Member of the Minnesota House of Representatives from the 48A district
- In office January 4, 2011 – January 7, 2013
- Preceded by: Maria Ruud
- Succeeded by: Yvonne Selcer

Personal details
- Born: March 1962 (age 64) Bloomington, Minnesota
- Party: Republican Party of Minnesota
- Spouse: Wendy
- Children: 3
- Alma mater: Bethel University
- Profession: Small business owner, legislator

= Kirk Stensrud =

American politician

Kirk D. Stensrud (born March 1962) is a Minnesota politician and former member of the Minnesota House of Representatives who represented District 48A, which included portions of western Hennepin County in the Twin Cities metropolitan area. A Republican, he is the current owner of Fish Window Cleaning in Edina and in 2017 became the owner of the Dammon Round Barn Farm a Minnesota Wedding venue in Red Wing, MN. He also had experience as a former medical salesperson.

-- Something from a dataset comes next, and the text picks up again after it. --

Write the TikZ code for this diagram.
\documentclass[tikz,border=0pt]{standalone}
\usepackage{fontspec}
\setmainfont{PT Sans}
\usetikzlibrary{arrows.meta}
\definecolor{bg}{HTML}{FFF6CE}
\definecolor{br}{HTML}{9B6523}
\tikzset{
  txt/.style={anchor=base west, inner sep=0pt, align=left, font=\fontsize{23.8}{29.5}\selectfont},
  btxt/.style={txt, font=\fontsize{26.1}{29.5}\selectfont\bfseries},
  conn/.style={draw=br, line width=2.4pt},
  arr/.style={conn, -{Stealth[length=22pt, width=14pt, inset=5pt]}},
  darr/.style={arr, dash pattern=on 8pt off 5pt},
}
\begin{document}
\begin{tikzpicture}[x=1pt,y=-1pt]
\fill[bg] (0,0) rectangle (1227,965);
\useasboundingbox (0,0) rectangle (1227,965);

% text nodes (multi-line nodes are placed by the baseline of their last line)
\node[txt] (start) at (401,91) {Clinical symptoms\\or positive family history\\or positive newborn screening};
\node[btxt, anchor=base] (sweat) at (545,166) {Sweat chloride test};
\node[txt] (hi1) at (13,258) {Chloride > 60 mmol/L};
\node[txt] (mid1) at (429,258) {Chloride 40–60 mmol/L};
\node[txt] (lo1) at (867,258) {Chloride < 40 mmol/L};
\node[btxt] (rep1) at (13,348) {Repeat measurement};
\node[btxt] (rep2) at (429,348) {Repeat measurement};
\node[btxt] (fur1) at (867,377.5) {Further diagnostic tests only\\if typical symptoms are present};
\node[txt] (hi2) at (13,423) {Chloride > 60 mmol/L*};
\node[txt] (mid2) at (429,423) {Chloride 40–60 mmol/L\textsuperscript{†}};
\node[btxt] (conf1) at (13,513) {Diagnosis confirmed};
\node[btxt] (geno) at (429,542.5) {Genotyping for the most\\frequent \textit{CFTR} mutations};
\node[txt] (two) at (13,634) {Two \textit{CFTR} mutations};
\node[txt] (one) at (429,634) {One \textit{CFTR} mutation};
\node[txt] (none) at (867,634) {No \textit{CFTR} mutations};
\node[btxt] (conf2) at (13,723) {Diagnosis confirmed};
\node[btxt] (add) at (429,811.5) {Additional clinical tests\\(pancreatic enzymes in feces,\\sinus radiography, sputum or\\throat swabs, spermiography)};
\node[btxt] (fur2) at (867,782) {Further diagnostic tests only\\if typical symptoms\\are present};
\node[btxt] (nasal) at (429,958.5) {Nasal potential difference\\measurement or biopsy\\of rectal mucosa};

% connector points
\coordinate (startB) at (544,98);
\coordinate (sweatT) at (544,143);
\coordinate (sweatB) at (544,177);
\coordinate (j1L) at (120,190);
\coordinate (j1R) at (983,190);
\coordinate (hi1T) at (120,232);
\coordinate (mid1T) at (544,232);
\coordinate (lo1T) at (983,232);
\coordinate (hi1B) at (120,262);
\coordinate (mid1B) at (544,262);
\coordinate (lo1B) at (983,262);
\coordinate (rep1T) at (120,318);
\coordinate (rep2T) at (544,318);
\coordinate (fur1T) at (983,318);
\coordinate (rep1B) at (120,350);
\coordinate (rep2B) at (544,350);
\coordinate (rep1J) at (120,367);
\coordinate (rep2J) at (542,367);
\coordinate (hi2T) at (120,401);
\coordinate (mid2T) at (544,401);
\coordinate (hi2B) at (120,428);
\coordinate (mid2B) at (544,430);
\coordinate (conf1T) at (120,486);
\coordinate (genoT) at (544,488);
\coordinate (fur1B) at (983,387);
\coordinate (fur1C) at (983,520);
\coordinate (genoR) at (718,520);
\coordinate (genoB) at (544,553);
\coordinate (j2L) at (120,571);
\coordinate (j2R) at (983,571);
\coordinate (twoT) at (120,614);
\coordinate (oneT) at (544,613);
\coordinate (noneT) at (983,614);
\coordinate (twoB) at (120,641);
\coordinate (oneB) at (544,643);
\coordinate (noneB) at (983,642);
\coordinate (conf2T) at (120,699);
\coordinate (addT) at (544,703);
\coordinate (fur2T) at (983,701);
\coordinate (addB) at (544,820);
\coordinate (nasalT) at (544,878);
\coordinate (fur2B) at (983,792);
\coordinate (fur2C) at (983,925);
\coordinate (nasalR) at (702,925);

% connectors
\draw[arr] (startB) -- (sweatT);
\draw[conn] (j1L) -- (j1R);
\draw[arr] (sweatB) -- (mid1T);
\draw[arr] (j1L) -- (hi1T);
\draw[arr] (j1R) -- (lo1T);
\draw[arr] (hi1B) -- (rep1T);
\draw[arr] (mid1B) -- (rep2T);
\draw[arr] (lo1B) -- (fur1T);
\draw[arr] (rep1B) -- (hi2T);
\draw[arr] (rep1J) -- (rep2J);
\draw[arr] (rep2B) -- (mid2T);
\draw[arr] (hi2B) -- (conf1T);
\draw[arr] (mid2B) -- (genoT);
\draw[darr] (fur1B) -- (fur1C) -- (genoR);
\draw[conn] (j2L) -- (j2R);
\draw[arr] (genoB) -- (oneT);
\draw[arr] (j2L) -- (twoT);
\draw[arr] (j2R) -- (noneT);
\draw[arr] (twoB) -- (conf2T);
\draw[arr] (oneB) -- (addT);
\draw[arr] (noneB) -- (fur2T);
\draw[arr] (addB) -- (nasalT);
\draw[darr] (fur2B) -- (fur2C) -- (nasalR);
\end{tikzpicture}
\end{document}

Stensrud was first elected to the House in 2010, unseating incumbent Rep. Maria Ruud by 107 votes. He served on the Commerce and Regulatory Reform, the Jobs and Economic Development Finance, and the State Government Finance committees.

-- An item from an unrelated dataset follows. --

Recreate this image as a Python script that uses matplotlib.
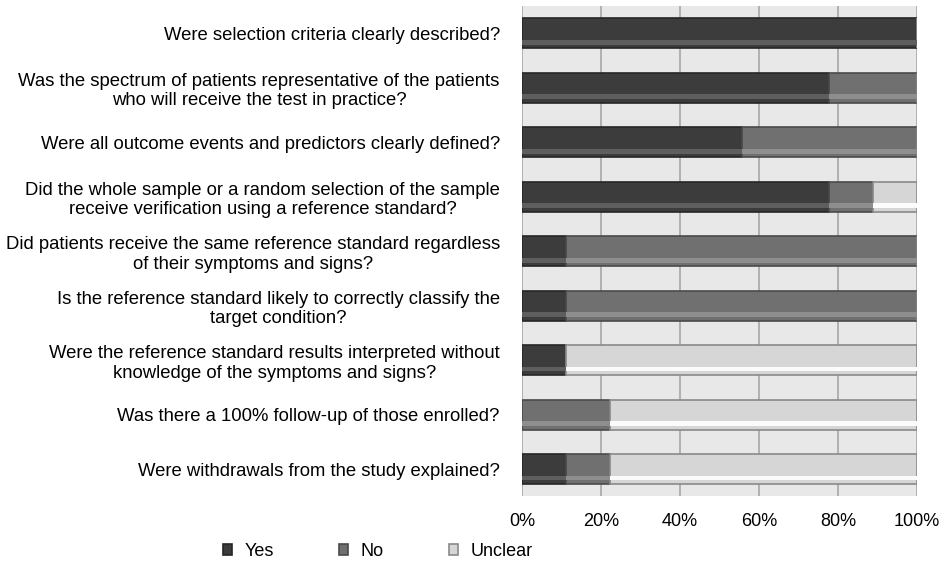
import matplotlib
matplotlib.use('Agg')

import matplotlib.pyplot as plt
import numpy as np

plt.rcParams['font.family'] = ['Liberation Sans', 'DejaVu Sans']

questions = [
    'Were selection criteria clearly described?',
    'Was the spectrum of patients representative of the patients\nwho will receive the test in practice?',
    'Were all outcome events and predictors clearly defined?',
    'Did the whole sample or a random selection of the sample\nreceive verification using a reference standard?',
    'Did patients receive the same reference standard regardless\nof their symptoms and signs?',
    'Is the reference standard likely to correctly classify the\ntarget condition?',
    'Were the reference standard results interpreted without\nknowledge of the symptoms and signs?',
    'Was there a 100% follow-up of those enrolled?',
    'Were withdrawals from the study explained?',
]
yes = [100, 77.8, 55.6, 77.8, 11.1, 11.1, 11.1, 0, 11.1]
no = [0, 22.2, 44.4, 11.1, 88.9, 88.9, 0, 22.2, 11.1]
unclear = [0, 0, 0, 11.1, 0, 0, 88.9, 77.8, 77.8]
series = ['Yes', 'No', 'Unclear']
ticks = [0, 20, 40, 60, 80, 100]

colors = ['#3c3c3c', '#707070', '#d6d6d6']
edges = ['#262626', '#4a4a4a', '#8a8a8a']
shades = ['#5e5e5e', '#8e8e8e', '#fbfbfb']

fig = plt.figure(figsize=(9.39, 5.62), dpi=100)
ax = fig.add_axes([0.556, 0.117, 0.4206, 0.872])
ax.set_facecolor('#e8e8e8')

y = np.arange(len(questions))
h = 0.55
left = np.zeros(len(questions))
for vals, name, c, ec, sc in zip([yes, no, unclear], series, colors, edges, shades):
    vals = np.array(vals)
    ax.barh(y, vals, left=left, height=h, color=c, edgecolor=ec, linewidth=1.2,
            label=name, zorder=3)
    # lighter lower strip for a bevel look
    ax.barh(y + h * 0.3, vals, left=left, height=h * 0.16, color=sc,
            linewidth=0, zorder=4)
    left = left + vals

ax.set_xlim(0, 100)
ax.set_ylim(len(questions) - 0.5, -0.5)
ax.set_xticks(ticks)
ax.set_xticklabels([f'{t}%' for t in ticks], fontsize=13)
ax.set_yticks(y)
ax.set_yticklabels(questions, fontsize=13.3, multialignment='center')
ax.tick_params(length=0)
ax.tick_params(axis='y', pad=16)
ax.tick_params(axis='x', pad=12)
ax.xaxis.grid(True, color='#a6a6a6', linewidth=1.2, zorder=0)
ax.set_axisbelow(True)
for s in ax.spines.values():
    s.set_visible(False)

fig.legend(loc='center', bbox_to_anchor=(0.4026, 0.019), ncol=3, frameon=False,
           fontsize=13, handlelength=0.5, handleheight=0.5,
           handletextpad=0.7, columnspacing=3.6)

fig.savefig('out.png', dpi=100)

During Stensrud's tenure in the House, he supported merit pay for high performing teachers, and was part of the creation of a budget surplus which involved borrowing money from schools against future tobacco settlements to solve a serious budget deficit.

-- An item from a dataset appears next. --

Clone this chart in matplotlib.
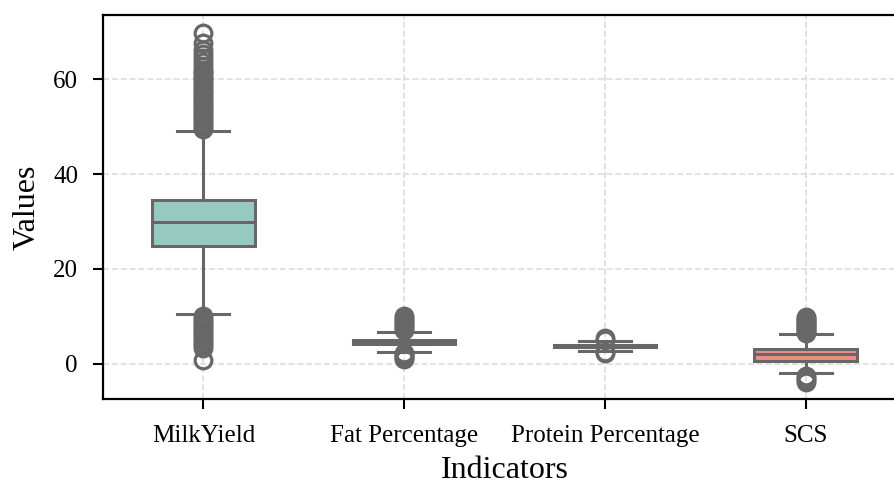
import colorsys
import numpy as np
import matplotlib
matplotlib.use('Agg')
import matplotlib.pyplot as plt
from matplotlib.colors import to_rgb

plt.rcParams['font.family'] = ['Liberation Serif', 'DejaVu Serif']

# values
indicators = ['MilkYield', 'Fat Percentage', 'Protein Percentage', 'SCS']
q1 = [24.8, 4.1, 3.6, 0.7]
med = [29.8, 4.6, 3.85, 2.0]
q3 = [34.5, 5.0, 4.05, 3.1]
whis_lo = [10.5, 2.6, 2.8, -2.0]
whis_hi = [49.0, 6.8, 4.8, 6.3]
fliers = [
    [49.5, 50.0, 50.5, 51.0, 51.5, 52.0, 52.5, 53.0, 53.5, 54.0, 54.5, 55.0,
     55.5, 56.0, 56.5, 57.0, 57.5, 58.0, 58.5, 59.0, 59.5, 60.0, 60.5, 61.0,
     61.5, 62.0, 62.8, 63.6, 64.5, 65.3, 66.2, 67.5, 69.8,
     10.0, 9.5, 9.0, 8.5, 8.0, 7.5, 7.0, 6.5, 6.0, 5.5, 5.0, 4.5, 4.0, 3.3, 0.8],
    [7.2, 7.6, 8.0, 8.4, 8.8, 9.2, 9.6, 10.0,
     2.2, 1.9, 1.6, 1.3, 1.0],
    [5.1, 5.5, 2.4, 2.2],
    [6.6, 6.9, 7.2, 7.5, 7.8, 8.1, 8.4, 8.7, 9.0, 9.3, 9.6, 9.9,
     -2.6, -3.0, -3.4, -3.8],
]
box_colors = ['#8dd3c7', '#ffffb3', '#bebada', '#fb8072']


def desat(c, prop=0.75):
    # same muting seaborn applies to box fills
    h, l, s = colorsys.rgb_to_hls(*to_rgb(c))
    return colorsys.hls_to_rgb(h, l, s * prop)


line_color = '#676767'
lw = 2.2

fig = plt.figure(figsize=(8.94, 4.84), dpi=100)
ax = fig.add_axes([103 / 894, 85 / 484, 803 / 894, 384 / 484])

stats = []
for i, name in enumerate(indicators):
    stats.append({
        'label': name, 'q1': q1[i], 'med': med[i], 'q3': q3[i],
        'whislo': whis_lo[i], 'whishi': whis_hi[i], 'fliers': fliers[i],
    })

bp = ax.bxp(stats, positions=range(len(indicators)), widths=0.51,
            capwidths=0.26, patch_artist=True, showfliers=True,
            boxprops=dict(linewidth=lw, edgecolor=line_color),
            medianprops=dict(color=line_color, linewidth=lw),
            whiskerprops=dict(color=line_color, linewidth=lw),
            capprops=dict(color=line_color, linewidth=lw),
            flierprops=dict(marker='o', markersize=12, markerfacecolor='none',
                            markeredgecolor=line_color, markeredgewidth=2.3))
for patch, c in zip(bp['boxes'], box_colors):
    patch.set_facecolor(desat(c))

ax.set_xlim(-0.5, 3.5)
ax.set_ylim(-7.4, 73.5)
ax.set_yticks([0, 20, 40, 60])
ax.set_xticks(range(len(indicators)))
ax.set_xticklabels(indicators)
ax.tick_params(axis='both', labelsize=18, width=1.5, length=7, color='black')
ax.tick_params(axis='x', pad=12)
ax.tick_params(axis='y', pad=11)
ax.set_xlabel('Indicators', fontsize=23, labelpad=6)
ax.set_ylabel('Values', fontsize=23, labelpad=8)
ax.grid(True, linestyle='--', color='#dddddd', linewidth=1.2)
ax.set_axisbelow(True)
for s in ax.spines.values():
    s.set_linewidth(1.6)
    s.set_color('black')

fig.savefig('out.png', dpi=100)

Stensrud was Narrowly defeated by Democrat Yvonne Selcer by just over 200 votes in the 2012 election. In 2014 Stensrud lost by less than 40 votes.

Stensrud graduated from Bloomington Lincoln High School in Bloomington, then went on to Bethel University in Arden Hills, earning his B.A. in business. He and his family were active members of Wooddale Church in Eden Prairie until they moved in 2017 to Red Wing, MN to begin their business at a Minnesota Wedding Venue known as The Round Barn Farm Bed and Breakfast and Event Center.